El problema del déficit público es estructural. Surge de considerar ingresos ordinarios lo que no eran sino fruto extraordinario de la burbuja inmobiliaria, y de embarcarse en una política de más gasto público, como si la restricción presupuestaria no existiese para un Gobierno con voluntad social. Hoy tenemos un déficit público que se estabilizará en el entorno del 10 por ciento del PIB y una dinámica explosiva de la deuda, más aún si incluimos los gastos derivados del saneamiento financiero y del envejecimiento de la población. No es posible rebajarlo sin reducir el tamaño de las Administraciones públicas, sin abandonar la filosofía de derechos ilimitados y gratuitos. Sin reflexionar seriamente sobre mecanismos de copago en sanidad, educación y servicios sociales, y sin repensar la estructura de competencias y de toma de decisiones de gasto en el Estado de las Autonomías.
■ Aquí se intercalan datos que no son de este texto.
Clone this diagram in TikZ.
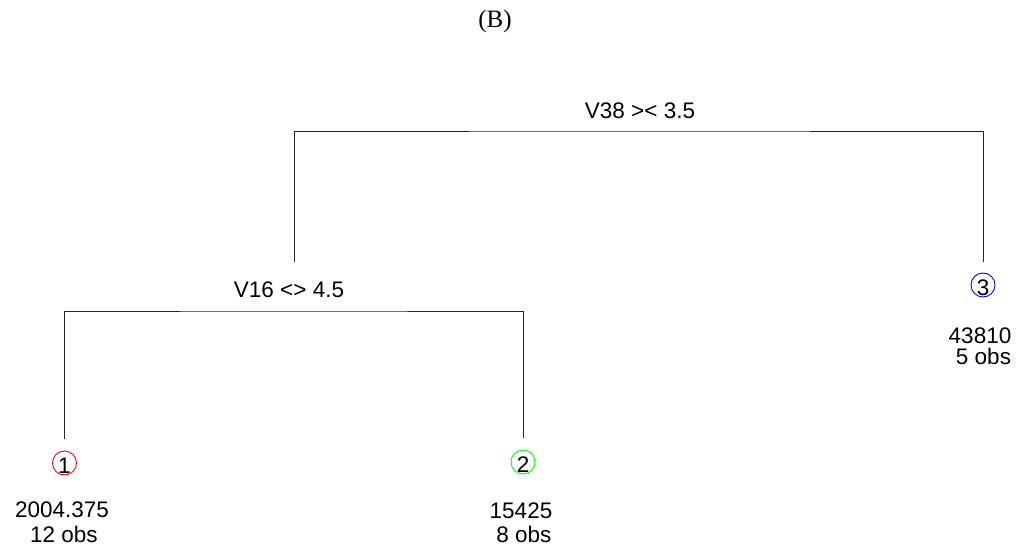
\documentclass[tikz,border=0pt]{standalone}
\usepackage{fontspec}
\setmainfont{Liberation Sans}
\newfontfamily\serifB{Liberation Serif}
\begin{document}
\begin{tikzpicture}[x=1pt,y=-1pt,
  lbl/.style={inner sep=0pt,anchor=base,font=\fontsize{22.5}{26}\selectfont},
  leaf/.style={circle,draw,line width=0.9pt,minimum size=24pt,inner sep=0pt},
  edge/.style={draw=black!85,line width=0.9pt}]
\useasboundingbox (0,0) rectangle (1019,548);
\node[inner sep=0pt,anchor=base,font=\serifB\fontsize{25}{28}\selectfont] (title) at (495,28) {(B)};
% split points
\coordinate (root) at (640,131);
\coordinate (s2) at (294,262);
\coordinate (s2h) at (294,311);
% leaves
\node[leaf,draw=red] (c1) at (64.5,463) {};
\node[leaf,draw=green] (c2) at (523,462) {};
\node[leaf,draw=blue] (c3) at (983,285) {};
\node[lbl] (d1) at (64.5,473) {1};
\node[lbl] (d2) at (523,472) {2};
\node[lbl] (d3) at (983,295) {3};
% connector ends, just above the leaf circles
\coordinate (e1) at ([yshift=12pt]c1.north);
\coordinate (e2) at ([yshift=12pt]c2.north);
\coordinate (e3) at ([yshift=11pt]c3.north);
% split labels
\node[lbl] (l1) at (640,119) {V38 >< 3.5};
\node[lbl] (l2) at (289,297) {V16 <> 4.5};
% edges
\draw[edge] (s2) |- (root) -| (e3);
\draw[edge] (e1) |- (s2h) -| (e2);
% leaf texts
\node[lbl] (v1) at (62,517) {2004.375};
\node[lbl] (o1) at (64,542) {12 obs};
\node[lbl] (v2) at (521,518) {15425};
\node[lbl] (o2) at (524,542) {8 obs};
\node[lbl] (v3) at (980,343) {43810};
\node[lbl] (o3) at (983.5,364) {5 obs};
\end{tikzpicture}
\end{document}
Nuestros acreedores saben que con cuatro millones y medio de parados el país no es viable a medio plazo. Por eso nos exigen una reforma del mercado de trabajo, ya que nuestro Gobierno parece complacido en limitarse a subsidiar parados indefinidamente. Lo aprobado el pasado viernes estaría bien hace seis años; hoy urge legislar para acabar con la dualidad del mercado de trabajo mediante un contrato único, reformar la negociación colectiva para incentivar los convenios de empresa y modificar el sistema de prestaciones por desempleo para que sirva de estímulo a la búsqueda de trabajo y desincentive el paro de largo plazo. Ello supone reconocer que el Estatuto del Trabajador de 1980 está obsoleto y hay que cambiarlo.
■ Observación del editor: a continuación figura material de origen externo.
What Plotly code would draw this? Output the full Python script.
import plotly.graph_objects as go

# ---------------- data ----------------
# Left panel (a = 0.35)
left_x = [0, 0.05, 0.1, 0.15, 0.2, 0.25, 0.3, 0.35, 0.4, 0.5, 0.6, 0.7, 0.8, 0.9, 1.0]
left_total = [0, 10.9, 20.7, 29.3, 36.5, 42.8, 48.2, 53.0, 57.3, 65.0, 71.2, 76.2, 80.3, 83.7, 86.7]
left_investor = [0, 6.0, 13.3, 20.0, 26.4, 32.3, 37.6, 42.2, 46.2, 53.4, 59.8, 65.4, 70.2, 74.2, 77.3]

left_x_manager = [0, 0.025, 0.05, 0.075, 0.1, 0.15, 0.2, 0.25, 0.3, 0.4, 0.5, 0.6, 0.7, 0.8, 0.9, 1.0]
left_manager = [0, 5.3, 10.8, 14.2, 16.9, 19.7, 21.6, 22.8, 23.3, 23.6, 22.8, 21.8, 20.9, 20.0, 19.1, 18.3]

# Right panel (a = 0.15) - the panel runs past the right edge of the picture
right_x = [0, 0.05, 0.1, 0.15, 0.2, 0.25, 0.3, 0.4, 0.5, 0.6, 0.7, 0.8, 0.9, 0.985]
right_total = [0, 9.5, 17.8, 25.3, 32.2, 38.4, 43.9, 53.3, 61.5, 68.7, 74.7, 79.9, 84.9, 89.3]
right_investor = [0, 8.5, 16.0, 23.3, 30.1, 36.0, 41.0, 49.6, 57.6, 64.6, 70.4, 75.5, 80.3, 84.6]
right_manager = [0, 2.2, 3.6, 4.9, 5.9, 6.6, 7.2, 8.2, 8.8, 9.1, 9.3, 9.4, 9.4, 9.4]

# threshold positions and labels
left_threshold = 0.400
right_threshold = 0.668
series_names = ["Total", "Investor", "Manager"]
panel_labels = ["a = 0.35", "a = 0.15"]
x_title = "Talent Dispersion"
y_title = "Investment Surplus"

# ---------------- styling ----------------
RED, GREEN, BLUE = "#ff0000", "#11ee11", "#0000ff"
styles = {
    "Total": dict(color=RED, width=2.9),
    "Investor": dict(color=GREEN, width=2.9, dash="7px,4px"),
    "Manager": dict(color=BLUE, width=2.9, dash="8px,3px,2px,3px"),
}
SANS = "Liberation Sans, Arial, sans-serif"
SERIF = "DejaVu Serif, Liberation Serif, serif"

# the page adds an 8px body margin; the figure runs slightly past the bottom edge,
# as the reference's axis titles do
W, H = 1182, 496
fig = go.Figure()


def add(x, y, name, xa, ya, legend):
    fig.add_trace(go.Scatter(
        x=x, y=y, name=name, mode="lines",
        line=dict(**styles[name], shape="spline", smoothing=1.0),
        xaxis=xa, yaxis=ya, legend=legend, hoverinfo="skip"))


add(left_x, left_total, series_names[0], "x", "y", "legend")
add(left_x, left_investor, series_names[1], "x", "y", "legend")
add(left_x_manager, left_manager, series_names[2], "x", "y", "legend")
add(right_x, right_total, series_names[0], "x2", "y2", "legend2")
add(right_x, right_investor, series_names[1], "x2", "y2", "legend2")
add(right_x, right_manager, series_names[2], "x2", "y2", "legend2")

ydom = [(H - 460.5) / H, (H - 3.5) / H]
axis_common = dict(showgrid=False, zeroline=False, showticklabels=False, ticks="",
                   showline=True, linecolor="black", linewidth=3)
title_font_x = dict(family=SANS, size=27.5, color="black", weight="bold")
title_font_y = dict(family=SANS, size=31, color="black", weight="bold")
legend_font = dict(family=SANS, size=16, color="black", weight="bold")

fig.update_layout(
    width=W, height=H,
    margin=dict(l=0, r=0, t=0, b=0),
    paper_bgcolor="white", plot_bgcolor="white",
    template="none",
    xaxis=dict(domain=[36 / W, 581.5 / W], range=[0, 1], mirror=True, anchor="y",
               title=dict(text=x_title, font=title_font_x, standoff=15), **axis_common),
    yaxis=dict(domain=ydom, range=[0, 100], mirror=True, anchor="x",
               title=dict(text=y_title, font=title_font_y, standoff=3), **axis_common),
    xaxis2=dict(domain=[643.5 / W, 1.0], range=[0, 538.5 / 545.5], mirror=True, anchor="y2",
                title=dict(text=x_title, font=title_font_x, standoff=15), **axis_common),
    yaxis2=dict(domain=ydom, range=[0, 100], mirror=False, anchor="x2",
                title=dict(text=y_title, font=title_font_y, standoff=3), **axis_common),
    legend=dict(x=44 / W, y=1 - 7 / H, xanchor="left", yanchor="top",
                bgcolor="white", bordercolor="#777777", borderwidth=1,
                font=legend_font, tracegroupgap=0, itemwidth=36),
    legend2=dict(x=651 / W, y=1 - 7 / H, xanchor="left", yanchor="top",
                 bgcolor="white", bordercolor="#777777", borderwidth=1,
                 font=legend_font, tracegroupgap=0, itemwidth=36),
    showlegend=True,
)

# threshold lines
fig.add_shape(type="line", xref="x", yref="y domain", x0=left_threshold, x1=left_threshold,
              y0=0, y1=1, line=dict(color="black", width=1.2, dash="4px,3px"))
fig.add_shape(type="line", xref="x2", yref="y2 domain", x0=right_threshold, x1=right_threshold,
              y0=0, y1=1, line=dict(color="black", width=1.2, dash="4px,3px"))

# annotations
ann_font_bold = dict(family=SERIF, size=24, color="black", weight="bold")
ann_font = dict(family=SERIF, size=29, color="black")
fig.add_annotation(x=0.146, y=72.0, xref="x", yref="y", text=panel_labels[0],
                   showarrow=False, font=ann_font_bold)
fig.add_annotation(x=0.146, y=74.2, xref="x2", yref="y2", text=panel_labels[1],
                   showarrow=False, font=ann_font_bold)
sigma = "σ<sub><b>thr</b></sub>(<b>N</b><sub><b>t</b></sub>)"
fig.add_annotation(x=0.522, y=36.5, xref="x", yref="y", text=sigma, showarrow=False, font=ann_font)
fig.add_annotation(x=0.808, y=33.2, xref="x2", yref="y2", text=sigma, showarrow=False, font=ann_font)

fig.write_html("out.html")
En definitiva, recuperar la confianza internacional va a requerir bastante más que una campaña de imagen. El Gobierno está perdiendo el partido fuera: basta ver los diferenciales de deuda y, en casa, la encuesta del CIS. Ha generado una emergencia económica y parece creer que puede responder con vagas declaraciones de intenciones y vacuas apelaciones al diálogo social. Es demasiado tarde. Hacen falta decisiones valientes, aunque puedan resultar impopulares. Es a este Ejecutivo a quien compete liderar el país, señalar la dirección adecuada y comprometer su menguado capital político. Si no se considera dispuesto, que asuma su incapacidad y actúe responsablemente, adelantando elecciones. España es una gran nación con un futuro esperanzador, pero si no se adoptan medidas urgentes, lo peor puede estar por venir.